REQUEST: Give the material once more, word for word, without any images.

╔══

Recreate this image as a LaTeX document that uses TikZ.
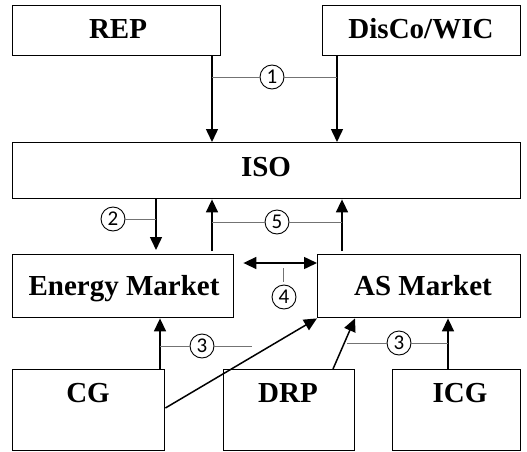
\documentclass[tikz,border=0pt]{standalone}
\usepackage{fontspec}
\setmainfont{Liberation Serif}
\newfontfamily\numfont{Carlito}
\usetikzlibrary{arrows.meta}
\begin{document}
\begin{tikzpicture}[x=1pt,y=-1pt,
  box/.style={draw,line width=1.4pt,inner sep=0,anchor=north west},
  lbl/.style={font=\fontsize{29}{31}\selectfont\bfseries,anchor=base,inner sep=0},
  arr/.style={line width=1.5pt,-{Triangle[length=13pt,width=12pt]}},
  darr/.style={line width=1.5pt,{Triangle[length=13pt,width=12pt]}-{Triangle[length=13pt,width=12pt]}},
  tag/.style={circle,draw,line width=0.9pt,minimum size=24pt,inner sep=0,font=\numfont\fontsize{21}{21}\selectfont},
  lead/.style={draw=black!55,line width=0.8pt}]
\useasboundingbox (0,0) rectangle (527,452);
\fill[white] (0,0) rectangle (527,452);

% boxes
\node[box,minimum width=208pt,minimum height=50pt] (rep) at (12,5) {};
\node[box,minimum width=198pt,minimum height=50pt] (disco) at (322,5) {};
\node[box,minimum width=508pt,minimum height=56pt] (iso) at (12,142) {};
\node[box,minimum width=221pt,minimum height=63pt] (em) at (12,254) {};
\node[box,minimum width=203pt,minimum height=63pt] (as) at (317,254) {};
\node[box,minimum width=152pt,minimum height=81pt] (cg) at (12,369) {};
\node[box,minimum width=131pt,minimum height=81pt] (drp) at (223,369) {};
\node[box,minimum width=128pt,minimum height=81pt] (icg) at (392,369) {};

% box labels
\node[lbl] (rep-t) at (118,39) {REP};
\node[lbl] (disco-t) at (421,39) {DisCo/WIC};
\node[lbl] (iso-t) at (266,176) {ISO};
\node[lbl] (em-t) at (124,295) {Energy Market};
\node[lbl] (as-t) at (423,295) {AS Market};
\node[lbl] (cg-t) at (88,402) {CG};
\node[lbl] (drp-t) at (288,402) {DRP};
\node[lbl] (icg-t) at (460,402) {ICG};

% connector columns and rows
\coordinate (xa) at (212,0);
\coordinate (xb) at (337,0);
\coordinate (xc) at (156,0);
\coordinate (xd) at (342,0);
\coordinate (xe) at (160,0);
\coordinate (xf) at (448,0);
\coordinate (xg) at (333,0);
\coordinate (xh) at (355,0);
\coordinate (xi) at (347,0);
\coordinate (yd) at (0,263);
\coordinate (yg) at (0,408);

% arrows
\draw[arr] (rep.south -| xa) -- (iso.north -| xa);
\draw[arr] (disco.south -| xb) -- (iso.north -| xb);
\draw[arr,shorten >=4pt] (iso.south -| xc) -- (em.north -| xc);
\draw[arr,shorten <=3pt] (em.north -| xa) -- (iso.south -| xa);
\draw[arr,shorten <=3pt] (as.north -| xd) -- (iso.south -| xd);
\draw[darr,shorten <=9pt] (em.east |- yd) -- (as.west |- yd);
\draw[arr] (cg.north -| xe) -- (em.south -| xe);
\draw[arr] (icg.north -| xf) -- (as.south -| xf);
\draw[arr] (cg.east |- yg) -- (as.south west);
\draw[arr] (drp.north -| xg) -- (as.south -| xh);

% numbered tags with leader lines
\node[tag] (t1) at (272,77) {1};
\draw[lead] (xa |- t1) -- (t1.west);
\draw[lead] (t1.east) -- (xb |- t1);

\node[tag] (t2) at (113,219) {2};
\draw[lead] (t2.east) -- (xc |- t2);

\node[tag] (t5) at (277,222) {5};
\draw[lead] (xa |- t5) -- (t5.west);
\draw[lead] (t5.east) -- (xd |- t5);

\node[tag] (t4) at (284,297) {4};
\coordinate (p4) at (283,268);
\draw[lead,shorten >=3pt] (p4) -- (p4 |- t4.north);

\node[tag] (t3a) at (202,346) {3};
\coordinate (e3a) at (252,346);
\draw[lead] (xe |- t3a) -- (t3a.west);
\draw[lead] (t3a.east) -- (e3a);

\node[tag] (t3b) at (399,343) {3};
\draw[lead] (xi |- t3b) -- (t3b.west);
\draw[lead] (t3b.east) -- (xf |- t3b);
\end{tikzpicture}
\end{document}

╚══

ANSWER TO THIS PROBLEM:
Recreate this image as a LaTeX document that uses TikZ.
\documentclass[tikz,border=0pt]{standalone}
\usepackage{fontspec}
\setmainfont{Liberation Serif}
\newfontfamily\numfont{Carlito}
\usetikzlibrary{arrows.meta}
\begin{document}
\begin{tikzpicture}[x=1pt,y=-1pt,
  box/.style={draw,line width=1.4pt,inner sep=0,anchor=north west},
  lbl/.style={font=\fontsize{29}{31}\selectfont\bfseries,anchor=base,inner sep=0},
  arr/.style={line width=1.5pt,-{Triangle[length=13pt,width=12pt]}},
  darr/.style={line width=1.5pt,{Triangle[length=13pt,width=12pt]}-{Triangle[length=13pt,width=12pt]}},
  tag/.style={circle,draw,line width=0.9pt,minimum size=24pt,inner sep=0,font=\numfont\fontsize{21}{21}\selectfont},
  lead/.style={draw=black!55,line width=0.8pt}]
\useasboundingbox (0,0) rectangle (527,452);
\fill[white] (0,0) rectangle (527,452);

% boxes
\node[box,minimum width=208pt,minimum height=50pt] (rep) at (12,5) {};
\node[box,minimum width=198pt,minimum height=50pt] (disco) at (322,5) {};
\node[box,minimum width=508pt,minimum height=56pt] (iso) at (12,142) {};
\node[box,minimum width=221pt,minimum height=63pt] (em) at (12,254) {};
\node[box,minimum width=203pt,minimum height=63pt] (as) at (317,254) {};
\node[box,minimum width=152pt,minimum height=81pt] (cg) at (12,369) {};
\node[box,minimum width=131pt,minimum height=81pt] (drp) at (223,369) {};
\node[box,minimum width=128pt,minimum height=81pt] (icg) at (392,369) {};

% box labels
\node[lbl] (rep-t) at (118,39) {REP};
\node[lbl] (disco-t) at (421,39) {DisCo/WIC};
\node[lbl] (iso-t) at (266,176) {ISO};
\node[lbl] (em-t) at (124,295) {Energy Market};
\node[lbl] (as-t) at (423,295) {AS Market};
\node[lbl] (cg-t) at (88,402) {CG};
\node[lbl] (drp-t) at (288,402) {DRP};
\node[lbl] (icg-t) at (460,402) {ICG};

% connector columns and rows
\coordinate (xa) at (212,0);
\coordinate (xb) at (337,0);
\coordinate (xc) at (156,0);
\coordinate (xd) at (342,0);
\coordinate (xe) at (160,0);
\coordinate (xf) at (448,0);
\coordinate (xg) at (333,0);
\coordinate (xh) at (355,0);
\coordinate (xi) at (347,0);
\coordinate (yd) at (0,263);
\coordinate (yg) at (0,408);

% arrows
\draw[arr] (rep.south -| xa) -- (iso.north -| xa);
\draw[arr] (disco.south -| xb) -- (iso.north -| xb);
\draw[arr,shorten >=4pt] (iso.south -| xc) -- (em.north -| xc);
\draw[arr,shorten <=3pt] (em.north -| xa) -- (iso.south -| xa);
\draw[arr,shorten <=3pt] (as.north -| xd) -- (iso.south -| xd);
\draw[darr,shorten <=9pt] (em.east |- yd) -- (as.west |- yd);
\draw[arr] (cg.north -| xe) -- (em.south -| xe);
\draw[arr] (icg.north -| xf) -- (as.south -| xf);
\draw[arr] (cg.east |- yg) -- (as.south west);
\draw[arr] (drp.north -| xg) -- (as.south -| xh);

% numbered tags with leader lines
\node[tag] (t1) at (272,77) {1};
\draw[lead] (xa |- t1) -- (t1.west);
\draw[lead] (t1.east) -- (xb |- t1);

\node[tag] (t2) at (113,219) {2};
\draw[lead] (t2.east) -- (xc |- t2);

\node[tag] (t5) at (277,222) {5};
\draw[lead] (xa |- t5) -- (t5.west);
\draw[lead] (t5.east) -- (xd |- t5);

\node[tag] (t4) at (284,297) {4};
\coordinate (p4) at (283,268);
\draw[lead,shorten >=3pt] (p4) -- (p4 |- t4.north);

\node[tag] (t3a) at (202,346) {3};
\coordinate (e3a) at (252,346);
\draw[lead] (xe |- t3a) -- (t3a.west);
\draw[lead] (t3a.east) -- (e3a);

\node[tag] (t3b) at (399,343) {3};
\draw[lead] (xi |- t3b) -- (t3b.west);
\draw[lead] (t3b.east) -- (xf |- t3b);
\end{tikzpicture}
\end{document}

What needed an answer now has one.